I'm building a Retrieval-Augmented Generation (RAG) pipeline for our financial analysts. The documents are full of complex charts and tables that the current "text-only" chunks completely miss. I want to use a Multimodal AI like Gemini or GPT-4o to "see" the charts and answer questions like "What was the growth trend in Figure 3?" How do I index images alongside text in a Vector Database? Do I need to generate text captions for every image, or is there a way to store "Multimodal Embeddings" directly?
3 answers
The modern way to handle this is using "Vision-Language Models" (VLMs) to create a unified index. Instead of just captioning, you use a model like "ColPali" or a CLIP-based encoder to generate embeddings for the entire document page as an image. This preserves the spatial relationship between the text and the charts. When a user asks a question, you embed the query and perform a similarity search in a vector DB like Pinecone or Weaviate.
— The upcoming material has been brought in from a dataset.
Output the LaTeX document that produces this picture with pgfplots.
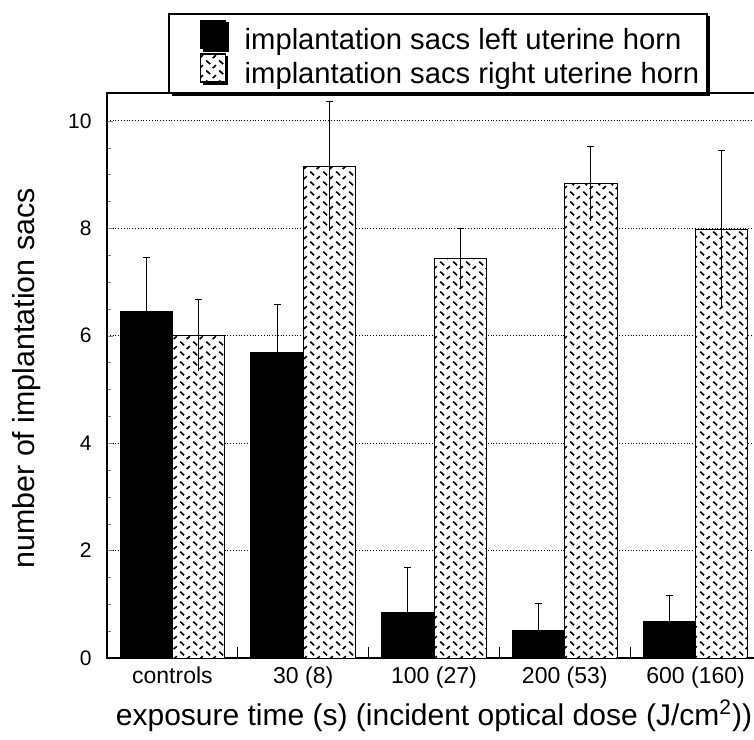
\documentclass[border=0pt]{standalone}
\usepackage{fontspec}
\setmainfont{Liberation Sans}
\usepackage{pgfplots}
\pgfplotsset{compat=1.18}
\usepackage{pgfplotstable}
\usetikzlibrary{calc,patterns,shadows}

% short dashes, alternating \ and /, like the scanned fill
\pgfdeclarepatternformonly{diamondplate}{\pgfpointorigin}{\pgfqpoint{6.4pt}{5pt}}{\pgfqpoint{6.4pt}{5pt}}{%
  \pgfsetlinewidth{0.85pt}%
  \pgfpathmoveto{\pgfqpoint{0.6pt}{4.6pt}}\pgfpathlineto{\pgfqpoint{2.6pt}{2.6pt}}%
  \pgfpathmoveto{\pgfqpoint{3.9pt}{0.5pt}}\pgfpathlineto{\pgfqpoint{5.5pt}{2.1pt}}%
  \pgfusepath{stroke}}

\pgfplotstableread{
x left lefterr right righterr
0 6.45 1.01 6.01 0.66
1 5.69 0.90 9.16 1.21
2 0.85 0.83 7.44 0.56
3 0.51 0.51 8.83 0.70
4 0.68 0.48 7.98 1.47
}\sacs

\begin{document}
\begin{tikzpicture}
\begin{axis}[
  name=ax, scale only axis, width=327pt, height=282.5pt,
  xmin=-0.5, xmax=4.5, ymin=0, ymax=10.52,
  ybar, bar width=0.4,
  xtick={0,1,2,3,4},
  xticklabels={controls,30 (8),100 (27),200 (53),600 (160)},
  xtick style={draw=none},
  extra x ticks={0.5,1.5,2.5,3.5}, extra x tick labels={},
  extra x tick style={xtick style={draw=black, line width=0.6pt}, major tick length=5.5pt, grid=none},
  ytick={0,2,...,10}, minor y tick num=3,
  tick align=inside, tick pos=left,
  major tick length=3pt, minor tick length=2pt,
  ymajorgrids, major grid style={densely dotted, line width=0.45pt, black},
  axis line style={line width=1pt},
  /pgf/number format/assume math mode=true,
  yticklabel style={font=\fontsize{10.5}{12}\selectfont, inner xsep=0pt, xshift=-7.5pt},
  xticklabel style={font=\fontsize{11.5}{13}\selectfont, anchor=base, yshift=-12.5pt},
  ylabel={number of implantation sacs},
  ylabel style={at={(axis description cs:-0.1116,0.495)}, anchor=base, font=\fontsize{15.2}{17}\selectfont},
  legend style={at={(axis description cs:0.0933,1.1416)}, anchor=north west,
    draw=black, line width=0.9pt, fill=white,
    font=\fontsize{14.6}{15}\selectfont,
    inner xsep=2pt, inner ysep=3pt, row sep=0pt,
    nodes={inner ysep=0.6pt},
    drop shadow={shadow xshift=1.3pt, shadow yshift=-1.3pt, opacity=1, fill=black}},
  legend cell align=left,
  legend image code/.code={\path (0pt,0pt) (33pt,0pt); \draw[#1, line width=0.4pt] (13.5pt,-4pt) rectangle (25.7pt,10pt);},
]
\addplot[fill=black, draw=black, bar shift=-0.2,
  error bars/.cd, y dir=plus, y explicit,
  error bar style={draw=black, line width=0.5pt},
  error mark options={rotate=90, draw=black, line width=0.5pt, mark size=1.75pt}]
  table[x=x, y=left, y error=lefterr] {\sacs};
\addlegendentry{implantation sacs left uterine horn}
\addplot[draw=none, fill=none, bar shift=-0.2, forget plot,
  error bars/.cd, y dir=minus, y explicit, error mark=none,
  error bar style={draw=black, line width=0.5pt}]
  table[x=x, y=left, y error=lefterr] {\sacs};
\addplot[draw=black, line width=0.5pt, preaction={fill=white}, pattern=diamondplate, pattern color=black, bar shift=0.2,
  error bars/.cd, y dir=plus, y explicit,
  error bar style={draw=black, line width=0.5pt},
  error mark options={rotate=90, draw=black, line width=0.5pt, mark size=1.75pt}]
  table[x=x, y=right, y error=righterr] {\sacs};
\addlegendentry{implantation sacs right uterine horn}
\addplot[draw=none, fill=none, bar shift=0.2, forget plot,
  error bars/.cd, y dir=minus, y explicit, error mark=none,
  error bar style={draw=black, line width=0.5pt}]
  table[x=x, y=right, y error=righterr] {\sacs};
\end{axis}
% x axis title, centred under the full (partly cropped) axis
\node[anchor=base, font=\fontsize{15}{17}\selectfont]
  at ($(ax.south west)+(163.5pt,-33.5pt)$)
  {exposure time (s) (incident optical dose (J/cm\textsuperscript{2}))};
\pgfresetboundingbox
\useasboundingbox ($(ax.south west)+(-53.5pt,-40.5pt)$) rectangle ($(ax.south west)+(323.5pt,329pt)$);
\end{tikzpicture}
\end{document}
The retrieved "image patches" are then fed into a multimodal LLM (like GPT-4o) which can reason across both the pixels of the chart and the surrounding context to provide a precise answer.
How are you handling the "Optical Character Recognition" (OCR) for the text inside those charts? Often, standard embeddings miss the actual numbers written on the graph axes.
Keep it simple: use a tool like "Unstructured.io" to partition your PDFs. It automatically detects images and can send them to an LLM to generate a text summary for your index.
I second that, Susan. Using "Image-to-Text" summaries as a middle layer makes it much easier to use your existing text-based vector search infrastructure without a complete overhaul.